Composé d’une équipe de travailleurs sociaux, d’un éducateur et de deux soignants, le Samusocial du Grand Tunis intervient cinq soirs par semaine, dans les quatre gouvernorats de la zone en question, auprès des personnes majeures et mineures en situation de grande exclusion, pour leur offrir un accompagnement médico-psychosocial.
Développé à partir du Centre d’encadrement et d’orientation sociale de Tunis, le dispositif y oriente les personnes les plus vulnérables rencontrées, pour une prise en charge adaptée à leurs besoins, de jour comme de nuit. Elles y bénéficient de bonnes conditions d'hygiène, d'une consultation médicale, d'une écoute psychosociale et d'un logement digne.
Ayant des relations privilégiées avec les acteurs publics de la santé, des affaires sociales et de la justice, le dispositif n'a aucune difficulté pour mener à bien sa mission liée à la prise en charge et à l'accompagnement des personnes sans domicile fixe.
- Vaccination de rue pour les SDF
Bien qu'elle constitue aucunement une priorité pour les SDF qui rêvent uniquement d'un toit et d'un repas chaud, la vaccination est la seule préoccupation des équipes de l'organisation non gouvernementale médicale de solidarité internationale, Médecins du Monde, qui vont, quand même, à leur rencontre pour les convaincre de se faire inoculer.
L'équipe de vaccination mobile administrent des vaccins aux sans-abri, aux migrants, aux sans-papiers et à d’autres personnes qui n’ont pas accès au système de vaccination régulier et qui ont peur de s'afficher ou d'être identifiées.
Pour plus d’efficacité dans la lutte contre le coronavirus, elle a choisi d'opter pour le vaccin à dose unique du laboratoire Johnson & Johnson, la population cible étant trop mobile pour pouvoir imposer un second rendez-vous pour recevoir une deuxième dose.
Créée en 1980, Médecins du Monde, seule organisation non-publique autorisée à vacciner la population contre la Covid, a aussi obtenu l’autorisation de délivrer des cartes de vaccination aux personnes ne disposant pas de pièce d’identité.
Les équipes mobiles des projets «Personnes en Rue» et «Santé et Migration» ont également permis à la population migrante de s’inscrire sur le site internet du ministère tunisien de la Santé, pour prendre un rendez-vous pour la vaccination.
En parallèle, les équipes de Médecins du Monde ont mené des actions de sensibilisation à la vaccination dans plusieurs régions tunisiennes. Médecins, psychologues et bénévoles ont répondu à toutes les questions, en majorité liées aux risques des vaccins notamment pour les femmes enceintes.
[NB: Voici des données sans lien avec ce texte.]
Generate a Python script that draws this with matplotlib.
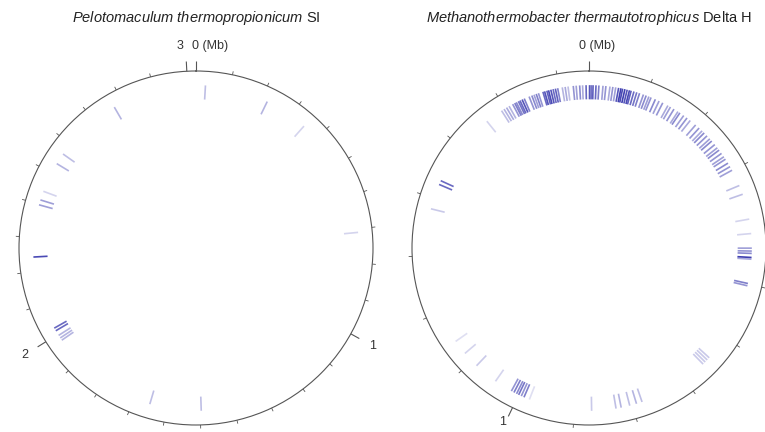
import numpy as np
import matplotlib
matplotlib.use('Agg')
import matplotlib.pyplot as plt
from matplotlib.colors import to_rgba

plt.rcParams['font.family'] = ['Liberation Sans', 'DejaVu Sans']
plt.rcParams['mathtext.fontset'] = 'custom'
plt.rcParams['mathtext.rm'] = 'Liberation Sans'
plt.rcParams['mathtext.it'] = 'Liberation Sans:italic'

# genome sizes (Mb)
pth_size = 3.025
mth_size = 1.751

# Pelotomaculum thermopropionicum SI: feature positions (Mb) and intensity
pth_pos = [0.028, 2.772, 0.218, 0.349, 0.710, 2.565, 2.531, 2.440, 2.413, 2.398,
           2.242, 2.012, 2.021, 1.979, 1.987, 1.996, 1.651, 1.497]
pth_int = [0.30, 0.35, 0.35, 0.20, 0.20, 0.30, 0.35, 0.20, 0.45, 0.45,
           0.85, 0.70, 0.70, 0.35, 0.35, 0.35, 0.30, 0.30]
pth_major = [0, 1, 2, 3]
pth_major_lbl = ['0 (Mb)', '1', '2', '3']

# Methanothermobacter thermautotrophicus Delta H: feature positions (Mb) and intensity
mth_pos = [1.593, 1.598, 1.603, 1.608, 1.615, 1.619, 1.622, 1.626, 1.629, 1.633,
           1.637, 1.646, 1.651, 1.655, 1.659, 1.663, 1.671, 1.674, 1.678, 1.681,
           1.685, 1.689, 1.693, 1.697, 1.705, 1.710, 1.715, 1.724, 1.729, 1.735,
           1.740, 1.746, 0.001, 0.004, 0.007, 0.012, 0.017, 0.024, 0.029, 0.036,
           0.041, 0.046, 0.051, 0.055, 0.058, 0.062, 0.066, 0.070, 0.073, 0.078,
           0.083, 0.088, 0.095, 0.100, 0.105, 0.109, 0.117, 0.124, 0.131, 0.141,
           0.146, 0.153, 0.161, 0.165, 0.173, 0.180, 0.187, 0.199, 0.207, 0.214,
           0.219, 0.226, 0.233, 0.238, 0.246, 0.253, 0.258, 0.265, 0.272, 0.277,
           0.285, 0.292, 0.299,
           1.425, 1.432, 1.381, 1.562, 0.328, 0.344, 0.388, 0.413,
           0.438, 0.443, 0.447, 0.454, 0.457, 0.499, 0.503,
           0.644, 0.649, 0.654, 0.659, 0.871, 0.829, 0.820, 0.805, 0.793, 0.783,
           0.990, 0.995, 1.000, 1.004, 1.009, 1.014, 0.980,
           1.143, 1.117, 1.088, 1.046]
mth_int = [0.30, 0.35, 0.40, 0.35, 0.50, 0.60, 0.55, 0.65, 0.70, 0.80,
           0.60, 0.50, 0.55, 0.45, 0.60, 0.50, 0.70, 0.80, 0.75, 0.85,
           0.80, 0.70, 0.75, 0.60, 0.35, 0.40, 0.30, 0.50, 0.45, 0.55,
           0.40, 0.70, 0.80, 0.65, 0.75, 0.70, 0.60, 0.45, 0.50, 0.40,
           0.50, 0.45, 0.80, 0.90, 0.85, 0.90, 0.80, 0.85, 0.75, 0.70,
           0.65, 0.60, 0.50, 0.55, 0.45, 0.50, 0.55, 0.45, 0.50, 0.40,
           0.45, 0.50, 0.40, 0.55, 0.45, 0.50, 0.40, 0.45, 0.50, 0.40,
           0.55, 0.50, 0.45, 0.55, 0.50, 0.45, 0.55, 0.50, 0.45, 0.50,
           0.55, 0.50, 0.45,
           0.70, 0.70, 0.25, 0.20, 0.30, 0.30, 0.20, 0.20,
           0.45, 0.50, 0.55, 0.90, 0.40, 0.60, 0.50,
           0.25, 0.25, 0.25, 0.25, 0.25, 0.30, 0.35, 0.30, 0.35, 0.30,
           0.60, 0.50, 0.65, 0.55, 0.60, 0.50, 0.15,
           0.15, 0.20, 0.25, 0.20]
mth_major = [0, 1]
mth_major_lbl = ['0 (Mb)', '1']

W, H = 765, 432
fig = plt.figure(figsize=(W / 100, H / 100), dpi=100)
fig.patch.set_facecolor('white')

feat_col = '#2a2aa8'
line_col = '#555555'
lbl_col = '#333333'


def genome_circle(cx, cy, rad, size, pos, inten, major, major_lbl, lbl_off, title):
    ax = fig.add_axes([(cx - rad) / W, (H - cy - rad) / H, 2 * rad / W, 2 * rad / H],
                      projection='polar')
    ax.set_theta_zero_location('N')
    ax.set_theta_direction(-1)
    ax.set_ylim(0, 1)
    ax.set_xticks([])
    ax.set_yticks([])
    ax.grid(False)
    ax.patch.set_alpha(0)
    ax.spines['polar'].set_color(line_col)
    ax.spines['polar'].set_linewidth(0.8)

    # features as radial stripes
    th = np.array(pos) / size * 2 * np.pi
    cols = [to_rgba(feat_col, a) for a in inten]
    ax.vlines(th, 0.84, 0.92, colors=cols, lw=1.2, capstyle='butt')

    # scale ticks every 0.1 Mb, labelled every 1 Mb
    minor = [k / 10 for k in range(1, int(size * 10) + 1) if k % 10 != 0]
    ax.vlines(np.array(minor) / size * 2 * np.pi, 1.0, 1.02, colors=line_col,
              lw=0.6, clip_on=False)
    tm = np.array(major) / size * 2 * np.pi
    ax.vlines(tm, 1.0, 1.055, colors=line_col, lw=0.8, clip_on=False)
    for t, lbl, (dx, dy, ha, rr) in zip(tm, major_lbl, lbl_off):
        ax.annotate(lbl, xy=(t, rr), xytext=(dx, dy), textcoords='offset points',
                    ha=ha, va='center', fontsize=9, color=lbl_col,
                    annotation_clip=False)
    fig.text(cx / W, 1 - 18 / H, title, ha='center', va='center', fontsize=10.5,
             color='#222222')
    return ax


genome_circle(196, 248, 177, pth_size, pth_pos, pth_int, pth_major, pth_major_lbl,
              [(-3, 0, 'left', 1.14), (0, 0, 'center', 1.14),
               (0, 0, 'center', 1.14), (-4, 0, 'center', 1.14)],
              r'$\mathit{Pelotomaculum\ thermopropionicum}$ SI')
genome_circle(589, 248, 177, mth_size, mth_pos, mth_int, mth_major, mth_major_lbl,
              [(6, 0, 'center', 1.14), (-2, 0, 'center', 1.09)],
              r'$\mathit{Methanothermobacter\ thermautotrophicus}$ Delta H')

fig.savefig('out.png', dpi=100)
Par ailleurs, cette tranche sociale "désocialisée" a besoin d'une intervention efficace des structures de l’Etat pour lutter contre ce phénomène qui fait désormais partie du paysage quotidien tunisien ainsi que d'une application stricte des dispositions de la Constitution de 2014 qui consacre le droit humain universel au logement digne et décent, en évoquant les conditions d'une vie décente dans son article 21, l'inviolabilité du domicile dans son article 24, le droit à l'eau dans son article 44 et le droit à un environnement sain dans son article 45.